**Work required**
Print, word for word, the opening line of the data below and every line after it through the line that contains "fig = go.Figure()", but not the pictures.

**Supplied records**
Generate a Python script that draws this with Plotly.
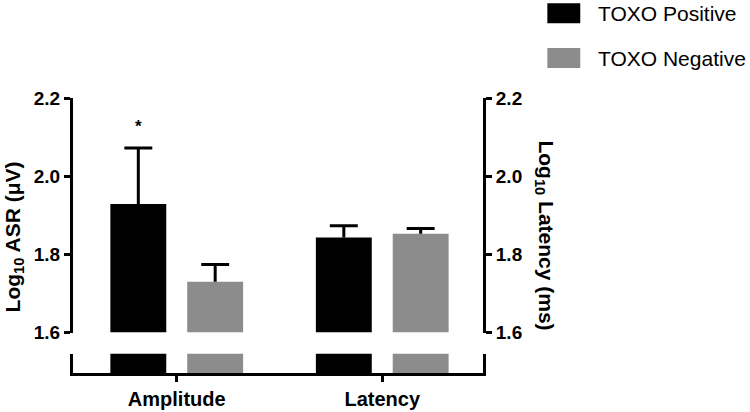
import plotly.graph_objects as go

# ---- data ----
categories = ["Amplitude", "Latency"]
series_names = ["TOXO Positive", "TOXO Negative"]
positive_means = [1.929, 1.843]
positive_sem = [0.143, 0.030]
negative_means = [1.730, 1.853]
negative_sem = [0.044, 0.013]
significance = ["*", ""]
y_ticks = [1.6, 1.8, 2.0, 2.2]

colors = ["#000000", "#8C8C8C"]
means = [positive_means, negative_means]
sems = [positive_sem, negative_sem]

# ---- layout geometry (pixels) ----
W, H = 750, 412
L, R, T, B = 72.5, 483.5, 98, 373.5
pw, ph = R - L, B - T
def px(x):
    return (x - L) / pw
def py(y):
    return (B - y) / ph

# category spacing in pixels: centre of category 0 at 176.5 px, 206 px per category
cat0_px, cat_step = 176.5, 206.0
x_range = [(L - cat0_px) / cat_step, (R - cat0_px) / cat_step]

offsets = [-0.187, 0.187]
bar_w = 0.272
cap_half = 0.068

fig = go.Figure()

for si in range(2):
    for ci, cat in enumerate(categories):
        yax = "y" if ci == 0 else "y2"
        xc = ci + offsets[si]
        m = means[si][ci]
        e = sems[si][ci]
        # upper bar (from axis minimum)
        fig.add_trace(go.Bar(x=[xc], y=[m - y_ticks[0]], base=[y_ticks[0]], width=[bar_w],
                             marker=dict(color=colors[si], line=dict(width=0)),
                             xaxis="x", yaxis=yax, showlegend=False, hoverinfo="skip"))
        # lower (broken) bar segment
        fig.add_trace(go.Bar(x=[xc], y=[1], base=[0], width=[bar_w],
                             marker=dict(color=colors[si], line=dict(width=0)),
                             xaxis="x", yaxis="y3", showlegend=False, hoverinfo="skip"))
        # one-sided error bar: stem and cap
        fig.add_trace(go.Scatter(x=[xc, xc, None, xc - cap_half, xc + cap_half],
                                 y=[m, m + e, None, m + e, m + e],
                                 mode="lines", line=dict(color="black", width=3),
                                 xaxis="x", yaxis=yax, showlegend=False, hoverinfo="skip"))
        if si == 0 and significance[ci]:
            fig.add_annotation(x=xc, y=m + e, xref="x", yref=yax, text="<b>" + significance[ci] + "</b>",
                               showarrow=False, yanchor="bottom", yshift=10,
                               font=dict(size=17, color="black", family="Liberation Sans"))

axis_common = dict(showgrid=False, zeroline=False, showline=True, linecolor="black", linewidth=3,
                   ticks="outside", ticklen=6, tickwidth=3, tickcolor="black",
                   range=[y_ticks[0], y_ticks[-1]], tickvals=y_ticks,
                   ticktext=["<b>%.1f</b>" % v for v in y_ticks],
                   domain=[py(333), 1.0], automargin=False)

fig.update_layout(
    template="none",
    width=W, height=H,
    margin=dict(l=L, r=W - R, t=T, b=H - B, autoexpand=False),
    paper_bgcolor="white", plot_bgcolor="white",
    barmode="overlay",
    showlegend=False,
    font=dict(family="Liberation Sans", color="black"),
    xaxis=dict(range=x_range, anchor="y3", showgrid=False, zeroline=False,
               showline=True, linecolor="black", linewidth=3, automargin=False,
               ticks="outside", ticklen=6, tickwidth=3, tickcolor="black",
               tickvals=list(range(len(categories))),
               ticktext=["<b>%s</b>" % c for c in categories],
               tickfont=dict(size=20, family="Liberation Sans", color="black")),
    yaxis=dict(**axis_common, side="left", anchor="x",
               tickfont=dict(size=19, family="Liberation Sans", color="black")),
    yaxis2=dict(**axis_common, side="right", overlaying="y", anchor="x",
                tickfont=dict(size=19, family="Liberation Sans", color="black")),
    yaxis3=dict(domain=[0, py(354)], range=[0, 1], showgrid=False, zeroline=False,
                showline=True, mirror=True, linecolor="black", linewidth=3, automargin=False,
                showticklabels=False, ticks="", anchor="x"),
)

# axis titles
fig.add_annotation(x=px(13), y=py(237), xref="paper", yref="paper",
                   text="<b>Log<sub>10</sub> ASR (μV)</b>", textangle=-90, showarrow=False,
                   xanchor="center", yanchor="middle",
                   font=dict(size=21, family="Liberation Sans", color="black"))
fig.add_annotation(x=px(546), y=py(236), xref="paper", yref="paper",
                   text="<b>Log<sub>10</sub> Latency (ms)</b>", textangle=90, showarrow=False,
                   xanchor="center", yanchor="middle",
                   font=dict(size=21, family="Liberation Sans", color="black"))

# custom legend
legend_rows = [(3, 23, 13), (48, 68, 58)]
for si, name in enumerate(series_names):
    y0, y1, yc = legend_rows[si]
    fig.add_shape(type="rect", xref="paper", yref="paper",
                  x0=px(548), x1=px(581), y0=py(y1), y1=py(y0),
                  fillcolor=colors[si], line=dict(width=0))
    fig.add_annotation(x=px(597), y=py(yc), xref="paper", yref="paper", text=name,
                       showarrow=False, xanchor="left", yanchor="middle",
                       font=dict(size=21, family="Liberation Sans", color="black"))

fig.write_html("out.html", config={"displayModeBar": False},
               post_script="document.body.style.margin='0';")
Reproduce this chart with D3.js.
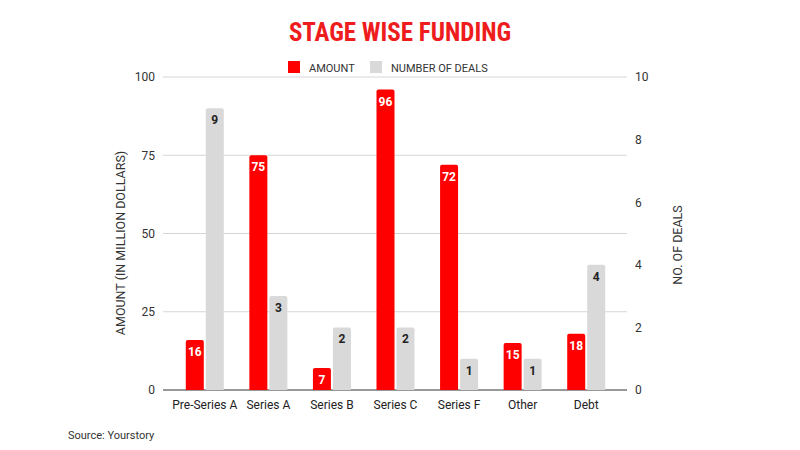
<!DOCTYPE html>
<html>
<head>
<meta charset="utf-8">
<script src="https://cdn.jsdelivr.net/npm/d3@7"></script>
<style>
  body { margin: 0; background: #fff; }
  text { font-family: Roboto, "Liberation Sans", sans-serif; }
</style>
</head>
<body>
<div id="chart"></div>
<script>
// chart size
var w = 800;
var h = 450;

// data
var stages = ["Pre-Series A", "Series A", "Series B", "Series C", "Series F", "Other", "Debt"];
var amounts = [16, 75, 7, 96, 72, 15, 18];
var deals = [9, 3, 2, 2, 1, 1, 4];
var leftTicks = [0, 25, 50, 75, 100];
var rightTicks = [0, 2, 4, 6, 8, 10];

var red = "#ff0000";
var grey = "#d9d9d9";

var svg = d3.select("#chart").append("svg")
    .attr("width", w)
    .attr("height", h);

var xScale = d3.scaleBand()
    .domain(stages)
    .range([173, 618]);

var yLeft = d3.scaleLinear().domain([0, 100]).range([390, 77]);
var yRight = d3.scaleLinear().domain([0, 10]).range([390, 77]);

var barW = 18;

// gridlines
svg.selectAll("line.grid")
   .data(leftTicks)
   .enter()
   .append("line")
   .attr("x1", 163)
   .attr("x2", 627)
   .attr("y1", function(d){ return yLeft(d); })
   .attr("y2", function(d){ return yLeft(d); })
   .style("stroke", function(d){ return d === 0 ? "#333" : "#d6d6d6"; })
   .style("stroke-width", 1);

// left axis
var yAxisL = d3.axisLeft(yLeft).tickValues(leftTicks).tickSize(0).tickPadding(8);
var gL = svg.append("g").attr("transform", "translate(163,0)").call(yAxisL);
gL.select(".domain").remove();
gL.selectAll("text").style("font-size", "12px").style("fill", "#333");

// right axis
var yAxisR = d3.axisRight(yRight).tickValues(rightTicks).tickSize(0).tickPadding(8);
var gR = svg.append("g").attr("transform", "translate(627,0)").call(yAxisR);
gR.select(".domain").remove();
gR.selectAll("text").style("font-size", "12px").style("fill", "#333");

// x axis
var xAxis = d3.axisBottom(xScale).tickSize(0).tickPadding(10);
var gX = svg.append("g").attr("transform", "translate(0,390)").call(xAxis);
gX.select(".domain").remove();
gX.selectAll("text").style("font-size", "12px").style("fill", "#222");

// rounded-top bar path
function barPath(x, y, bw, bh) {
    var r = Math.min(2, bh);
    return "M" + x + "," + (y + bh) +
        "V" + (y + r) + "Q" + x + "," + y + " " + (x + r) + "," + y +
        "H" + (x + bw - r) + "Q" + (x + bw) + "," + y + " " + (x + bw) + "," + (y + r) +
        "V" + (y + bh) + "Z";
}

var groups = svg.selectAll("g.stage")
    .data(stages)
    .enter()
    .append("g")
    .attr("class", "stage");

// amount bars
groups.append("path")
    .attr("d", function(d, i) {
        var cx = xScale(d) + xScale.bandwidth() / 2;
        return barPath(cx - barW - 1, yLeft(amounts[i]), barW, 390 - yLeft(amounts[i]));
    })
    .style("fill", red);

// deals bars
groups.append("path")
    .attr("d", function(d, i) {
        var cx = xScale(d) + xScale.bandwidth() / 2;
        return barPath(cx + 1, yRight(deals[i]), barW, 390 - yRight(deals[i]));
    })
    .style("fill", grey);

// value labels
groups.append("text")
    .attr("x", function(d) { return xScale(d) + xScale.bandwidth() / 2 - 1 - barW / 2; })
    .attr("y", function(d, i) { return yLeft(amounts[i]) + 16; })
    .attr("text-anchor", "middle")
    .style("font-size", "12px")
    .style("font-weight", "bold")
    .style("fill", "#fff")
    .text(function(d, i) { return amounts[i]; });

groups.append("text")
    .attr("x", function(d) { return xScale(d) + xScale.bandwidth() / 2 + 1 + barW / 2; })
    .attr("y", function(d, i) { return yRight(deals[i]) + 16; })
    .attr("text-anchor", "middle")
    .style("font-size", "12px")
    .style("font-weight", "bold")
    .style("fill", "#222")
    .text(function(d, i) { return deals[i]; });

// title
svg.append("text")
    .attr("x", 400)
    .attr("y", 41)
    .attr("text-anchor", "middle")
    .style("font-family", "'Liberation Sans Narrow', 'Roboto Condensed', sans-serif")
    .style("font-size", "25px")
    .style("font-weight", "bold")
    .style("fill", "#ee1c1c")
    .text("STAGE WISE FUNDING");

// legend
var legend = [["AMOUNT", red, 288], ["NUMBER OF DEALS", grey, 370]];
legend.forEach(function(l) {
    svg.append("rect").attr("x", l[2]).attr("y", 61).attr("width", 12).attr("height", 12).style("fill", l[1]);
    svg.append("text").attr("x", l[2] + 21).attr("y", 71.5)
        .style("font-size", "11px").style("fill", "#333").text(l[0]);
});

// axis titles
svg.append("text")
    .attr("transform", "translate(125,243) rotate(-90)")
    .attr("text-anchor", "middle")
    .style("font-size", "12.5px")
    .style("fill", "#333")
    .text("AMOUNT (IN MILLION DOLLARS)");

svg.append("text")
    .attr("transform", "translate(682,245) rotate(-90)")
    .attr("text-anchor", "middle")
    .style("font-size", "12.5px")
    .style("fill", "#333")
    .text("NO. OF DEALS");

// source
svg.append("text")
    .attr("x", 68)
    .attr("y", 439)
    .style("font-size", "11px")
    .style("fill", "#333")
    .text("Source: Yourstory");
</script>
</body>
</html>
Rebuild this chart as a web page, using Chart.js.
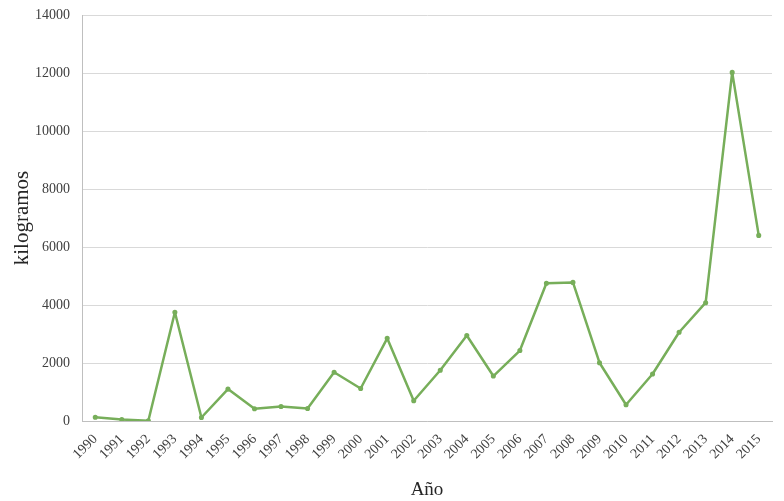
<!DOCTYPE html>
<html>
<head>
<meta charset="utf-8">
<script src="https://cdn.jsdelivr.net/npm/chart.js@4"></script>
<style>
  html, body { margin: 0; padding: 0; background: #fff; }
  #wrap { width: 784px; height: 501px; }
</style>
</head>
<body>
<div id="wrap"><canvas id="kgChart" width="784" height="501"></canvas></div>
<script>
var years = ['1990', '1991', '1992', '1993', '1994', '1995', '1996', '1997', '1998', '1999',
             '2000', '2001', '2002', '2003', '2004', '2005', '2006', '2007', '2008', '2009',
             '2010', '2011', '2012', '2013', '2014', '2015'];
var kilos = [130, 50, 10, 3750, 120, 1100, 420, 500, 430, 1680,
             1120, 2850, 700, 1750, 2950, 1550, 2430, 4750, 4780, 2010,
             560, 1620, 3060, 4080, 12020, 6400];

var ctx = document.getElementById('kgChart').getContext('2d');
var chart = new Chart(ctx, {
    type: 'line',
    data: {
        labels: years,
        datasets: [{
            label: 'kilogramos',
            data: kilos,
            borderColor: '#77AE5A',
            backgroundColor: '#77AE5A',
            borderWidth: 2.5,
            borderJoinStyle: 'round',
            pointRadius: 1.3,
            pointHoverRadius: 2,
            tension: 0
        }]
    },
    options: {
        responsive: false,
        animation: false,
        layout: {
            padding: { left: 10, right: 12, top: 15, bottom: 0 }
        },
        plugins: {
            legend: { display: false },
            tooltip: { enabled: false }
        },
        scales: {
            x: {
                offset: true,
                grid: { display: false },
                border: { display: true, color: '#bfbfbf', width: 1 },
                ticks: {
                    color: '#404040',
                    font: { family: 'Liberation Serif', size: 14 },
                    maxRotation: 45,
                    minRotation: 45,
                    autoSkip: false,
                    padding: 2
                },
                title: {
                    display: true,
                    text: 'Año',
                    color: '#262626',
                    font: { family: 'Liberation Serif', size: 19 },
                    padding: { top: 12, bottom: 0 }
                },
                afterFit: function (scale) { scale.height = 80; }
            },
            y: {
                min: 0,
                max: 14000,
                grid: { color: '#d9d9d9', drawTicks: false },
                border: { display: true, color: '#bfbfbf', width: 1 },
                ticks: {
                    stepSize: 2000,
                    color: '#404040',
                    font: { family: 'Liberation Serif', size: 14 },
                    padding: 12,
                    callback: function (value) { return String(value); }
                },
                title: {
                    display: true,
                    text: 'kilogramos',
                    color: '#262626',
                    font: { family: 'Liberation Serif', size: 21 },
                    padding: { top: 0, bottom: 4 }
                },
                afterFit: function (scale) {
                    scale.width = 72;
                    scale.paddingTop = 0;
                }
            }
        }
    }
});
</script>
</body>
</html>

**In response**
Generate a Python script that draws this with Plotly.
import plotly.graph_objects as go

# ---- data ----
categories = ["Amplitude", "Latency"]
series_names = ["TOXO Positive", "TOXO Negative"]
positive_means = [1.929, 1.843]
positive_sem = [0.143, 0.030]
negative_means = [1.730, 1.853]
negative_sem = [0.044, 0.013]
significance = ["*", ""]
y_ticks = [1.6, 1.8, 2.0, 2.2]

colors = ["#000000", "#8C8C8C"]
means = [positive_means, negative_means]
sems = [positive_sem, negative_sem]

# ---- layout geometry (pixels) ----
W, H = 750, 412
L, R, T, B = 72.5, 483.5, 98, 373.5
pw, ph = R - L, B - T
def px(x):
    return (x - L) / pw
def py(y):
    return (B - y) / ph

# category spacing in pixels: centre of category 0 at 176.5 px, 206 px per category
cat0_px, cat_step = 176.5, 206.0
x_range = [(L - cat0_px) / cat_step, (R - cat0_px) / cat_step]

offsets = [-0.187, 0.187]
bar_w = 0.272
cap_half = 0.068

fig = go.Figure()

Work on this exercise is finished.